Joe Biden's problem is the opposite of many of the above candidates. He might be a very attractive candidate in a nationwide election, but he could easily fail in the primaries. These are Democrats we're talking about, don't forget. They'll cheerfully vote for unelectable candidates in the primaries. Then, those candidates go on to lose the election. This is not me being cranky; this is Democratic Party history. (Michael Dukakis.)

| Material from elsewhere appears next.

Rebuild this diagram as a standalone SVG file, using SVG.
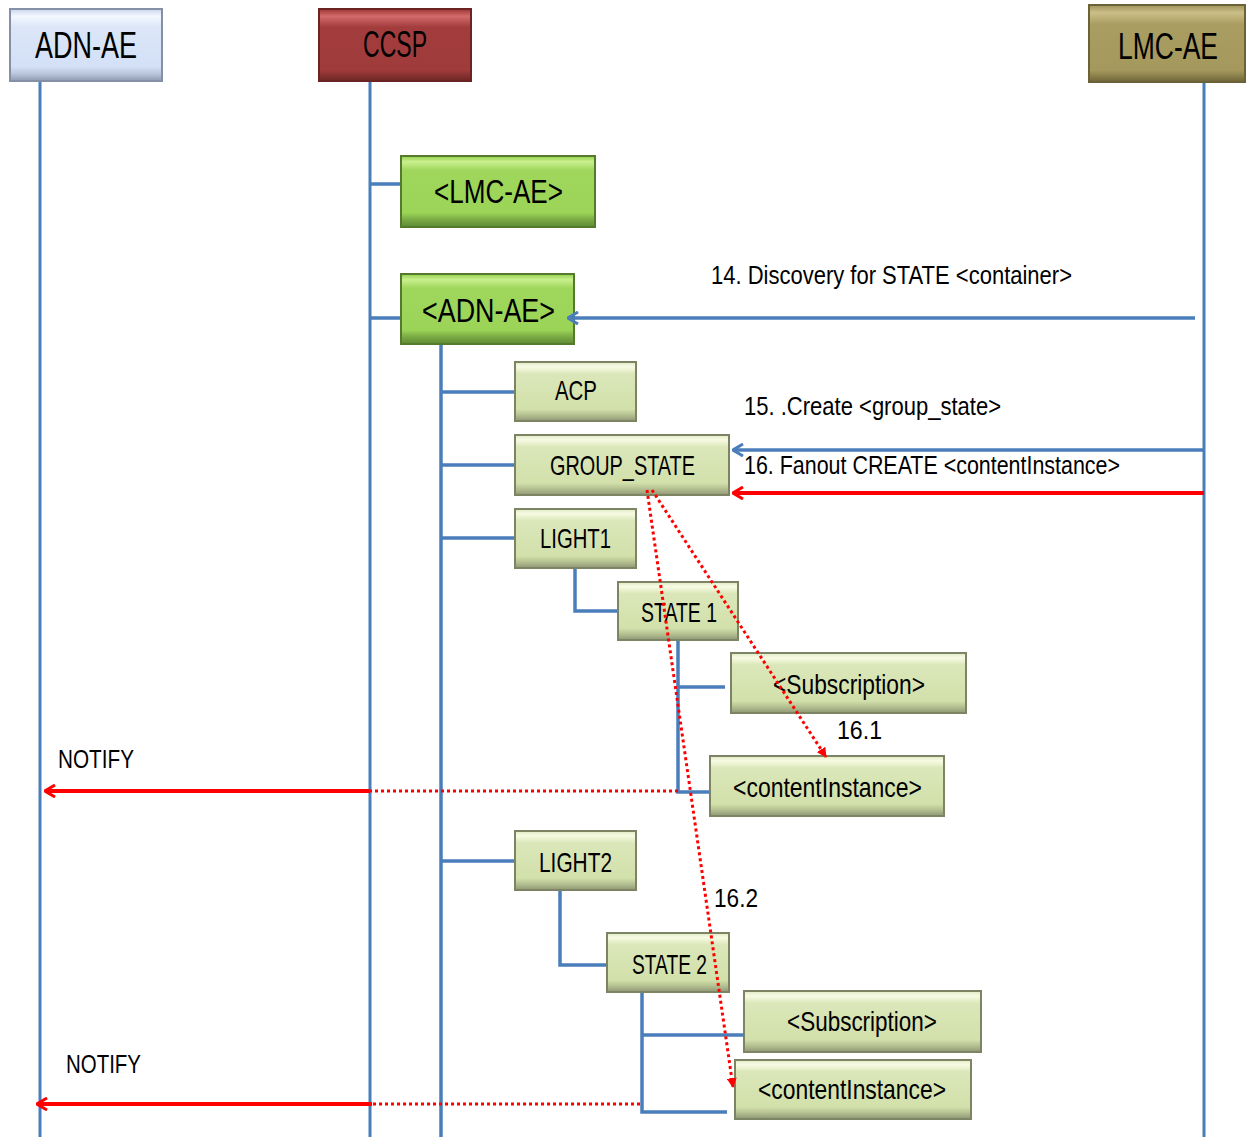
<svg xmlns="http://www.w3.org/2000/svg" width="1250" height="1137" viewBox="0 0 1250 1137">
<style>
text{font-family:"Liberation Sans Narrow","Liberation Sans",Arial,sans-serif;fill:#000;}
.hdr{font-size:36px;}
.big{font-size:33px;}
.lbl{font-size:28px;}
.msg{font-size:26px;}
.life{stroke:#4a7ebb;stroke-width:3;fill:none;}
.tree{stroke:#4a7ebb;stroke-width:3.5;fill:none;}
.blue{stroke:#4a7ebb;stroke-width:3.5;fill:none;}
.red{stroke:#ff0000;stroke-width:4;fill:none;}
.dot{stroke:#ff0000;stroke-width:3;stroke-dasharray:3 3;fill:none;}
.lg{fill:url(#gLight);stroke:#7d8463;stroke-width:2;}
.dg{fill:url(#gGreen);stroke:#557a2e;stroke-width:2;}
</style>
<defs>
<linearGradient id="gLight" x1="0" y1="0" x2="0" y2="1">
<stop offset="0" stop-color="#dfe9c4"/><stop offset="0.08" stop-color="#f8fbe4"/><stop offset="0.2" stop-color="#dbe7b9"/><stop offset="0.8" stop-color="#d2e0ab"/><stop offset="0.9" stop-color="#b4bf90"/><stop offset="1" stop-color="#8f9774"/>
</linearGradient>
<linearGradient id="gGreen" x1="0" y1="0" x2="0" y2="1">
<stop offset="0" stop-color="#8fcf4a"/><stop offset="0.08" stop-color="#caf08e"/><stop offset="0.2" stop-color="#9fd75c"/><stop offset="0.8" stop-color="#9bd457"/><stop offset="0.9" stop-color="#79a944"/><stop offset="1" stop-color="#5d8a34"/>
</linearGradient>
<linearGradient id="gBlue" x1="0" y1="0" x2="0" y2="1">
<stop offset="0" stop-color="#c9d5ea"/><stop offset="0.1" stop-color="#f4f8ff"/><stop offset="0.25" stop-color="#dce6f8"/><stop offset="0.8" stop-color="#d3e0f6"/><stop offset="0.9" stop-color="#b9c5da"/><stop offset="1" stop-color="#8d9ab0"/>
</linearGradient>
<linearGradient id="gRed" x1="0" y1="0" x2="0" y2="1">
<stop offset="0" stop-color="#9c3434"/><stop offset="0.1" stop-color="#d46a6a"/><stop offset="0.25" stop-color="#a33d3d"/><stop offset="0.85" stop-color="#a03b3b"/><stop offset="1" stop-color="#6d2626"/>
</linearGradient>
<linearGradient id="gOlive" x1="0" y1="0" x2="0" y2="1">
<stop offset="0" stop-color="#9e9358"/><stop offset="0.1" stop-color="#cbbf88"/><stop offset="0.25" stop-color="#a99d62"/><stop offset="0.85" stop-color="#a4985c"/><stop offset="1" stop-color="#6e6538"/>
</linearGradient>
<marker id="aBlue" viewBox="0 0 12 14" refX="11" refY="7" markerWidth="12" markerHeight="14" markerUnits="userSpaceOnUse" orient="auto">
<path d="M1,1 L11,7 L1,13" fill="none" stroke="#4a7ebb" stroke-width="3"/>
</marker>
<marker id="aRed" viewBox="0 0 12 14" refX="11" refY="7" markerWidth="12" markerHeight="14" markerUnits="userSpaceOnUse" orient="auto">
<path d="M1,1 L11,7 L1,13" fill="none" stroke="#ff0000" stroke-width="3"/>
</marker>
<marker id="aDot" viewBox="0 0 10 10" refX="9" refY="5" markerWidth="10" markerHeight="10" markerUnits="userSpaceOnUse" orient="auto">
<path d="M0,0 L10,5 L0,10 Z" fill="#ff0000"/>
</marker>
</defs>
<rect width="1250" height="1137" fill="#fff"/>

<g id="lifelines">
<line class="life" x1="40" y1="82" x2="40" y2="1137"/>
<line class="life" x1="370" y1="82" x2="370" y2="1137"/>
<line class="life" x1="1204" y1="83" x2="1204" y2="1137"/>
</g>

<g id="n-adn-ae">
<rect x="10" y="9" width="152" height="72" fill="url(#gBlue)" stroke="#8390a6" stroke-width="2"/>
<text class="hdr" x="35" y="58" textLength="102" lengthAdjust="spacingAndGlyphs">ADN-AE</text>
</g>
<g id="n-ccsp">
<rect x="319" y="9" width="152" height="72" fill="url(#gRed)" stroke="#6b2323" stroke-width="2"/>
<text class="hdr" x="363" y="57" textLength="64" lengthAdjust="spacingAndGlyphs">CCSP</text>
</g>
<g id="n-lmc-ae">
<rect x="1089" y="5" width="156" height="77" fill="url(#gOlive)" stroke="#6b6237" stroke-width="2"/>
<text class="hdr" x="1118" y="59" textLength="100" lengthAdjust="spacingAndGlyphs">LMC-AE</text>
</g>

<g id="n-lmc">
<rect class="dg" x="401" y="156" width="194" height="71"/>
<text class="big" x="434" y="203" textLength="129" lengthAdjust="spacingAndGlyphs">&lt;LMC-AE&gt;</text>
</g>
<g id="n-adn">
<rect class="dg" x="401" y="274" width="173" height="70"/>
<text class="big" x="422" y="322" textLength="133" lengthAdjust="spacingAndGlyphs">&lt;ADN-AE&gt;</text>
</g>
<g id="n-acp">
<rect class="lg" x="515" y="362" width="121" height="59"/>
<text class="lbl" x="555" y="400" textLength="42" lengthAdjust="spacingAndGlyphs">ACP</text>
</g>
<g id="n-group">
<rect class="lg" x="515" y="435" width="214" height="60"/>
<text class="lbl" x="550" y="475" textLength="145" lengthAdjust="spacingAndGlyphs">GROUP_STATE</text>
</g>
<g id="n-light1">
<rect class="lg" x="515" y="509" width="121" height="59"/>
<text class="lbl" x="540" y="548" textLength="71" lengthAdjust="spacingAndGlyphs">LIGHT1</text>
</g>
<g id="n-state1">
<rect class="lg" x="618" y="582" width="120" height="58"/>
<text class="lbl" x="641" y="622" textLength="76" lengthAdjust="spacingAndGlyphs">STATE 1</text>
</g>
<g id="n-sub1">
<rect class="lg" x="731" y="653" width="235" height="60"/>
<text class="lbl" x="773" y="694" textLength="152" lengthAdjust="spacingAndGlyphs">&lt;Subscription&gt;</text>
</g>
<g id="n-ci1">
<rect class="lg" x="710" y="756" width="234" height="60"/>
<text class="lbl" x="733" y="797" textLength="189" lengthAdjust="spacingAndGlyphs">&lt;contentInstance&gt;</text>
</g>
<g id="n-light2">
<rect class="lg" x="515" y="831" width="121" height="59"/>
<text class="lbl" x="539" y="872" textLength="73" lengthAdjust="spacingAndGlyphs">LIGHT2</text>
</g>
<g id="n-state2">
<rect class="lg" x="607" y="933" width="122" height="59"/>
<text class="lbl" x="632" y="974" textLength="75" lengthAdjust="spacingAndGlyphs">STATE 2</text>
</g>
<g id="n-sub2">
<rect class="lg" x="744" y="991" width="237" height="61"/>
<text class="lbl" x="787" y="1031" textLength="150" lengthAdjust="spacingAndGlyphs">&lt;Subscription&gt;</text>
</g>
<g id="n-ci2">
<rect class="lg" x="735" y="1060" width="236" height="59"/>
<text class="lbl" x="758" y="1099" textLength="188" lengthAdjust="spacingAndGlyphs">&lt;contentInstance&gt;</text>
</g>

<g id="connectors">
<line class="tree" x1="441" y1="345" x2="441" y2="1137"/>
<path class="tree" d="M370,184 H400 M370,318 H400 M441,392 H514 M441,465 H514 M441,538 H514 M441,861 H514"/>
<path class="tree" d="M575,569 V611 H617"/>
<path class="tree" d="M678,641 V792 H709 M678,687 H725"/>
<path class="tree" d="M560,891 V965 H606"/>
<path class="tree" d="M642,993 V1112 H727 M642,1035 H744"/>
<path class="blue" d="M1195,318 H568" marker-end="url(#aBlue)"/>
<path class="blue" d="M1204,450 H733" marker-end="url(#aBlue)"/>
<path class="red" d="M1204,493 H733" marker-end="url(#aRed)"/>
<path class="dot" d="M678,791 H370"/>
<path class="red" d="M370,791 H45" marker-end="url(#aRed)"/>
<path class="dot" d="M640,1104 H372"/>
<path class="red" d="M372,1104 H37" marker-end="url(#aRed)"/>
<path class="dot" d="M652,490 L826,757" marker-end="url(#aDot)"/>
<path class="dot" d="M647,490 L733,1087" marker-end="url(#aDot)"/>
</g>

<g id="labels">
<text class="msg" x="711" y="284" textLength="361" lengthAdjust="spacingAndGlyphs">14. Discovery for STATE  &lt;container&gt;</text>
<text class="msg" x="744" y="415" textLength="257" lengthAdjust="spacingAndGlyphs">15. .Create &lt;group_state&gt;</text>
<text class="msg" x="744" y="474" textLength="376" lengthAdjust="spacingAndGlyphs">16. Fanout CREATE &lt;contentInstance&gt;</text>
<text class="msg" x="837" y="739" textLength="45" lengthAdjust="spacingAndGlyphs">16.1</text>
<text class="msg" x="714" y="907" textLength="44" lengthAdjust="spacingAndGlyphs">16.2</text>
<text class="msg" x="58" y="768" textLength="76" lengthAdjust="spacingAndGlyphs">NOTIFY</text>
<text class="msg" x="66" y="1073" textLength="75" lengthAdjust="spacingAndGlyphs">NOTIFY</text>
</g>
</svg>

And who cares? Joe is almost as old as Ringo. What is he, seventy-seven? When people start talking about how many of us live to be ninety or one hundred now, don't forget that most of us don't. Joe could drop dead any minute now. Hell, I'm rather younger than Joe, and I feel like I could drop dead at any time. Same for Bernie Sanders, may God be merciful on his blessed soul, and allow him many more years to help all of us IN THE SENATE.

It's Still Early!

America's billionaires do not keep me informed about their plans. Whom among them could become interested at some point? Mike Bloomberg? He's worth $60 billion. That would buy a lot of campaign, on any time schedule that Mr. Bloomberg chose. He has the advantage of being a real politician with lots of executive experience.

Who else is out there? This is getting way too exciting. Trump could disappear at any minute, for a wide variety of reasons. How's this for a deal: “I retire for 'health reasons,' Pence gets the gig, you guys do whatever you want, and then just leave me the hell alone.” Three-fourths of the serious people in government would take that deal in a heartbeat.

Will there be a meaningful primary challenge to Trump? If Trump is the nominee again, against some unelectable Democrat, will one or more billionaires figure, oh, hell no, and run as independents? H. Ross Perot got nineteen percent of the vote in 1992. You read that right. He took the votes equally from both sides, so it was a wash. Clinton won it fair and square. What'll happen next year?

This is way too much excitement for me. God, I hate presidential elections.